#### [DATA EXCERPT]

================

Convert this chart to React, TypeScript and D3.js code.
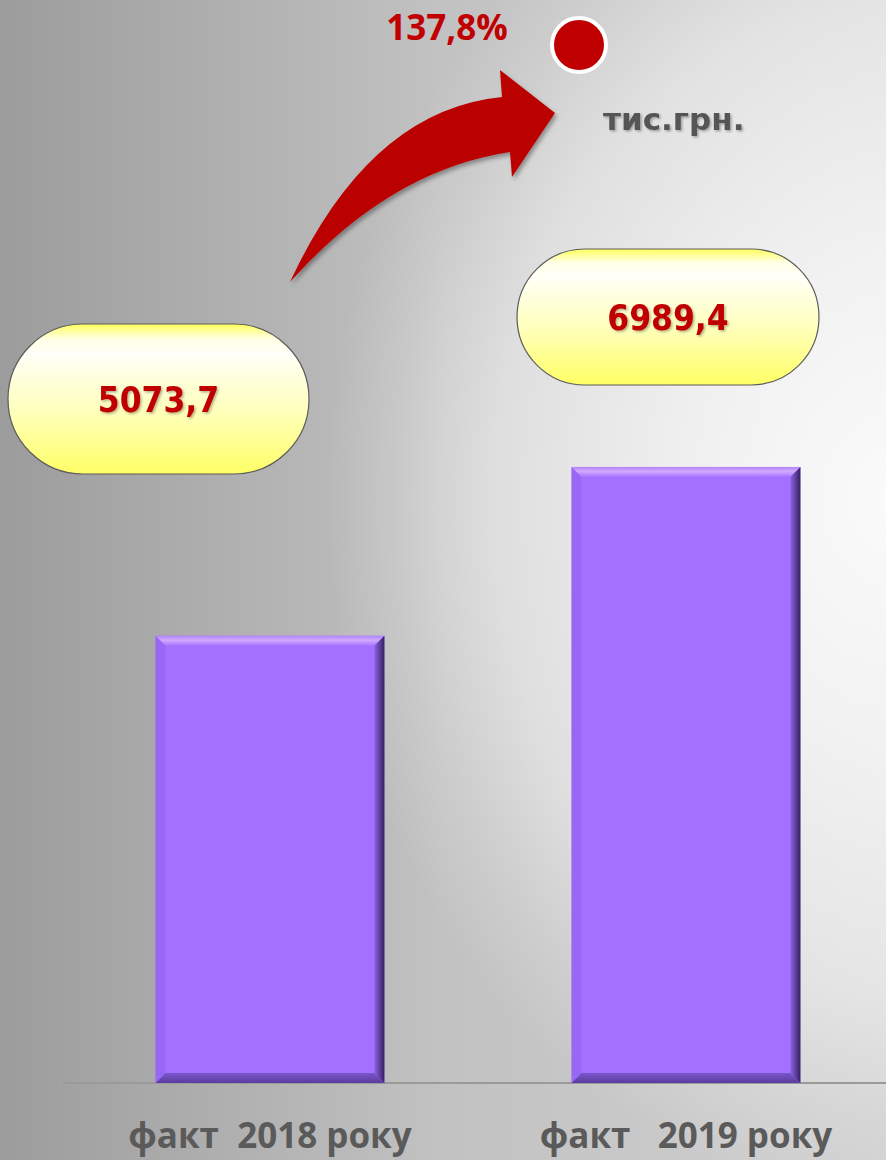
import React from 'react';
import * as d3 from 'd3';

// chart data
const categories = ['факт  2018 року', 'факт   2019 року'];
const values = [5073.7, 6989.4];
const valueLabels = ['5073,7', '6989,4'];
const growthLabel = '137,8%';
const unitLabel = 'тис.грн.';

const W = 886;
const H = 1160;
const baseY = 1083;

// where the rounded value boxes sit (layout, not data)
const pillBoxes = [
  { cx: 158.5, cy: 399, w: 301, h: 150 },
  { cx: 668, cy: 317, w: 302, h: 136 },
];

const App = () => {
  const x = d3.scaleBand<string>()
    .domain(categories)
    .range([62, 894])
    .paddingInner(0.45)
    .paddingOuter(0.225);

  const y = d3.scaleLinear()
    .domain([0, 7000])
    .range([baseY, baseY - 617]);

  const bw = x.bandwidth();
  const b = 10; // bevel size

  // curved growth arrow
  const arrow = d3.path();
  arrow.moveTo(290, 282);
  arrow.quadraticCurveTo(370, 110, 502, 97);
  arrow.lineTo(500, 70);
  arrow.lineTo(555, 113);
  arrow.lineTo(512, 177);
  arrow.lineTo(510, 152);
  arrow.quadraticCurveTo(390, 170, 290, 282);
  arrow.closePath();

  return (
    <svg width={W} height={H} style={{ position: 'absolute', left: 0, top: 0, display: 'block' }}>
      <defs>
        <linearGradient id="bg" x1="0" y1="0" x2="1" y2="0">
          <stop offset="0" stopColor="#9c9c9c" />
          <stop offset="0.5" stopColor="#c2c2c2" />
          <stop offset="1" stopColor="#d0d0d0" />
        </linearGradient>
        <radialGradient id="glow" gradientUnits="userSpaceOnUse" cx={886} cy={500} r={700}
          gradientTransform="translate(886 500) scale(0.8 1) translate(-886 -500)">
          <stop offset="0" stopColor="#ffffff" stopOpacity="0.9" />
          <stop offset="0.35" stopColor="#ffffff" stopOpacity="0.72" />
          <stop offset="0.7" stopColor="#ffffff" stopOpacity="0.45" />
          <stop offset="0.88" stopColor="#ffffff" stopOpacity="0.15" />
          <stop offset="1" stopColor="#ffffff" stopOpacity="0" />
        </radialGradient>
        <linearGradient id="pill" x1="0" y1="0" x2="0" y2="1">
          <stop offset="0" stopColor="#ffff5a" />
          <stop offset="0.1" stopColor="#ffffe6" />
          <stop offset="0.2" stopColor="#fffff8" />
          <stop offset="0.6" stopColor="#ffffb8" />
          <stop offset="1" stopColor="#ffff66" />
        </linearGradient>
        <linearGradient id="bevTop" x1="0" y1="0" x2="0" y2="1">
          <stop offset="0" stopColor="#b186ff" />
          <stop offset="0.45" stopColor="#d2a8ff" />
          <stop offset="1" stopColor="#a774ff" />
        </linearGradient>
        <linearGradient id="bevRight" x1="0" y1="0" x2="1" y2="0">
          <stop offset="0" stopColor="#8e62e6" />
          <stop offset="1" stopColor="#35205f" />
        </linearGradient>
        <linearGradient id="bevBottom" x1="0" y1="0" x2="0" y2="1">
          <stop offset="0" stopColor="#7b56cc" />
          <stop offset="1" stopColor="#5a3c9e" />
        </linearGradient>
        <filter id="shadow" x="-20%" y="-20%" width="140%" height="140%">
          <feDropShadow dx="2" dy="3" stdDeviation="2" floodColor="#000" floodOpacity="0.35" />
        </filter>
        <filter id="tshadow" x="-10%" y="-20%" width="130%" height="150%">
          <feDropShadow dx="1.5" dy="1.5" stdDeviation="1.2" floodColor="#000" floodOpacity="0.3" />
        </filter>
      </defs>

      <rect width={W} height={H} fill="url(#bg)" />
      <rect width={W} height={H} fill="url(#glow)" />

      {/* baseline */}
      <line x1={62} x2={W} y1={baseY} y2={baseY} stroke="#9a9a9a" strokeWidth={2} />

      {/* bars */}
      {categories.map((c, i) => {
        const x0 = x(c) as number;
        const y0 = y(values[i]);
        const h = baseY - y0;
        const x1 = x0 + bw;
        const y1 = y0 + h;
        return (
          <g key={c}>
            <rect x={x0} y={y0} width={bw} height={h} fill="#a371ff" />
            <polygon points={`${x0},${y0} ${x0 + b},${y0 + b} ${x0 + b},${y1 - b} ${x0},${y1}`} fill="#9868f4" />
            <polygon points={`${x0},${y0} ${x1},${y0} ${x1 - b},${y0 + b} ${x0 + b},${y0 + b}`} fill="url(#bevTop)" />
            <polygon points={`${x1},${y0} ${x1},${y1} ${x1 - b},${y1 - b} ${x1 - b},${y0 + b}`} fill="url(#bevRight)" />
            <polygon points={`${x0},${y1} ${x1},${y1} ${x1 - b},${y1 - b} ${x0 + b},${y1 - b}`} fill="url(#bevBottom)" />
          </g>
        );
      })}

      {/* category labels */}
      {categories.map((c) => (
        <text
          key={c}
          x={(x(c) as number) + bw / 2}
          y={1148}
          textAnchor="middle"
          fontFamily="'Open Sans', sans-serif"
          fontWeight={700}
          fontSize={35}
          fill="#5a5a5a"
          style={{ whiteSpace: 'pre' }}
        >
          {c}
        </text>
      ))}

      {/* value boxes */}
      {pillBoxes.map((p, i) => (
        <g key={i}>
          <rect
            x={p.cx - p.w / 2}
            y={p.cy - p.h / 2}
            width={p.w}
            height={p.h}
            rx={p.h / 2}
            ry={p.h / 2}
            fill="url(#pill)"
            stroke="#5c5c5c"
            strokeWidth={1.2}
          />
          <text
            x={p.cx}
            y={p.cy + 13}
            textAnchor="middle"
            fontFamily="'DejaVu Sans Condensed', 'DejaVu Sans', sans-serif"
            fontStretch="condensed"
            fontWeight={700}
            fontSize={35}
            fill="#c00000"
            filter="url(#tshadow)"
          >
            {valueLabels[i]}
          </text>
        </g>
      ))}

      {/* growth arrow */}
      <path d={arrow.toString()} fill="#bb0000" filter="url(#shadow)" />

      <text
        x={447}
        y={40}
        textAnchor="middle"
        fontFamily="'Open Sans', sans-serif"
        fontWeight={700}
        fontSize={35}
        fill="#c00000"
      >
        {growthLabel}
      </text>

      <circle cx={579} cy={45} r={27} fill="#c00000" stroke="#ffffff" strokeWidth={4} />

      <text
        x={603}
        y={130}
        fontFamily="'DejaVu Sans', sans-serif"
        fontWeight={700}
        fontSize={31}
        fill="#555555"
        filter="url(#tshadow)"
      >
        {unitLabel}
      </text>
    </svg>
  );
};

export default App;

================

#### [SHORT TASK]
Give every line back word for word and leave the pictures out.

#### [SOLUTION TO THIS EXERCISE]
Convert this chart to React, TypeScript and D3.js code.
import React from 'react';
import * as d3 from 'd3';

// chart data
const categories = ['факт  2018 року', 'факт   2019 року'];
const values = [5073.7, 6989.4];
const valueLabels = ['5073,7', '6989,4'];
const growthLabel = '137,8%';
const unitLabel = 'тис.грн.';

const W = 886;
const H = 1160;
const baseY = 1083;

// where the rounded value boxes sit (layout, not data)
const pillBoxes = [
  { cx: 158.5, cy: 399, w: 301, h: 150 },
  { cx: 668, cy: 317, w: 302, h: 136 },
];

const App = () => {
  const x = d3.scaleBand<string>()
    .domain(categories)
    .range([62, 894])
    .paddingInner(0.45)
    .paddingOuter(0.225);

  const y = d3.scaleLinear()
    .domain([0, 7000])
    .range([baseY, baseY - 617]);

  const bw = x.bandwidth();
  const b = 10; // bevel size

  // curved growth arrow
  const arrow = d3.path();
  arrow.moveTo(290, 282);
  arrow.quadraticCurveTo(370, 110, 502, 97);
  arrow.lineTo(500, 70);
  arrow.lineTo(555, 113);
  arrow.lineTo(512, 177);
  arrow.lineTo(510, 152);
  arrow.quadraticCurveTo(390, 170, 290, 282);
  arrow.closePath();

  return (
    <svg width={W} height={H} style={{ position: 'absolute', left: 0, top: 0, display: 'block' }}>
      <defs>
        <linearGradient id="bg" x1="0" y1="0" x2="1" y2="0">
          <stop offset="0" stopColor="#9c9c9c" />
          <stop offset="0.5" stopColor="#c2c2c2" />
          <stop offset="1" stopColor="#d0d0d0" />
        </linearGradient>
        <radialGradient id="glow" gradientUnits="userSpaceOnUse" cx={886} cy={500} r={700}
          gradientTransform="translate(886 500) scale(0.8 1) translate(-886 -500)">
          <stop offset="0" stopColor="#ffffff" stopOpacity="0.9" />
          <stop offset="0.35" stopColor="#ffffff" stopOpacity="0.72" />
          <stop offset="0.7" stopColor="#ffffff" stopOpacity="0.45" />
          <stop offset="0.88" stopColor="#ffffff" stopOpacity="0.15" />
          <stop offset="1" stopColor="#ffffff" stopOpacity="0" />
        </radialGradient>
        <linearGradient id="pill" x1="0" y1="0" x2="0" y2="1">
          <stop offset="0" stopColor="#ffff5a" />
          <stop offset="0.1" stopColor="#ffffe6" />
          <stop offset="0.2" stopColor="#fffff8" />
          <stop offset="0.6" stopColor="#ffffb8" />
          <stop offset="1" stopColor="#ffff66" />
        </linearGradient>
        <linearGradient id="bevTop" x1="0" y1="0" x2="0" y2="1">
          <stop offset="0" stopColor="#b186ff" />
          <stop offset="0.45" stopColor="#d2a8ff" />
          <stop offset="1" stopColor="#a774ff" />
        </linearGradient>
        <linearGradient id="bevRight" x1="0" y1="0" x2="1" y2="0">
          <stop offset="0" stopColor="#8e62e6" />
          <stop offset="1" stopColor="#35205f" />
        </linearGradient>
        <linearGradient id="bevBottom" x1="0" y1="0" x2="0" y2="1">
          <stop offset="0" stopColor="#7b56cc" />
          <stop offset="1" stopColor="#5a3c9e" />
        </linearGradient>
        <filter id="shadow" x="-20%" y="-20%" width="140%" height="140%">
          <feDropShadow dx="2" dy="3" stdDeviation="2" floodColor="#000" floodOpacity="0.35" />
        </filter>
        <filter id="tshadow" x="-10%" y="-20%" width="130%" height="150%">
          <feDropShadow dx="1.5" dy="1.5" stdDeviation="1.2" floodColor="#000" floodOpacity="0.3" />
        </filter>
      </defs>

      <rect width={W} height={H} fill="url(#bg)" />
      <rect width={W} height={H} fill="url(#glow)" />

      {/* baseline */}
      <line x1={62} x2={W} y1={baseY} y2={baseY} stroke="#9a9a9a" strokeWidth={2} />

      {/* bars */}
      {categories.map((c, i) => {
        const x0 = x(c) as number;
        const y0 = y(values[i]);
        const h = baseY - y0;
        const x1 = x0 + bw;
        const y1 = y0 + h;
        return (
          <g key={c}>
            <rect x={x0} y={y0} width={bw} height={h} fill="#a371ff" />
            <polygon points={`${x0},${y0} ${x0 + b},${y0 + b} ${x0 + b},${y1 - b} ${x0},${y1}`} fill="#9868f4" />
            <polygon points={`${x0},${y0} ${x1},${y0} ${x1 - b},${y0 + b} ${x0 + b},${y0 + b}`} fill="url(#bevTop)" />
            <polygon points={`${x1},${y0} ${x1},${y1} ${x1 - b},${y1 - b} ${x1 - b},${y0 + b}`} fill="url(#bevRight)" />
            <polygon points={`${x0},${y1} ${x1},${y1} ${x1 - b},${y1 - b} ${x0 + b},${y1 - b}`} fill="url(#bevBottom)" />
          </g>
        );
      })}

      {/* category labels */}
      {categories.map((c) => (
        <text
          key={c}
          x={(x(c) as number) + bw / 2}
          y={1148}
          textAnchor="middle"
          fontFamily="'Open Sans', sans-serif"
          fontWeight={700}
          fontSize={35}
          fill="#5a5a5a"
          style={{ whiteSpace: 'pre' }}
        >
          {c}
        </text>
      ))}

      {/* value boxes */}
      {pillBoxes.map((p, i) => (
        <g key={i}>
          <rect
            x={p.cx - p.w / 2}
            y={p.cy - p.h / 2}
            width={p.w}
            height={p.h}
            rx={p.h / 2}
            ry={p.h / 2}
            fill="url(#pill)"
            stroke="#5c5c5c"
            strokeWidth={1.2}
          />
          <text
            x={p.cx}
            y={p.cy + 13}
            textAnchor="middle"
            fontFamily="'DejaVu Sans Condensed', 'DejaVu Sans', sans-serif"
            fontStretch="condensed"
            fontWeight={700}
            fontSize={35}
            fill="#c00000"
            filter="url(#tshadow)"
          >
            {valueLabels[i]}
          </text>
        </g>
      ))}

      {/* growth arrow */}
      <path d={arrow.toString()} fill="#bb0000" filter="url(#shadow)" />

      <text
        x={447}
        y={40}
        textAnchor="middle"
        fontFamily="'Open Sans', sans-serif"
        fontWeight={700}
        fontSize={35}
        fill="#c00000"
      >
        {growthLabel}
      </text>

      <circle cx={579} cy={45} r={27} fill="#c00000" stroke="#ffffff" strokeWidth={4} />

      <text
        x={603}
        y={130}
        fontFamily="'DejaVu Sans', sans-serif"
        fontWeight={700}
        fontSize={31}
        fill="#555555"
        filter="url(#tshadow)"
      >
        {unitLabel}
      </text>
    </svg>
  );
};

export default App;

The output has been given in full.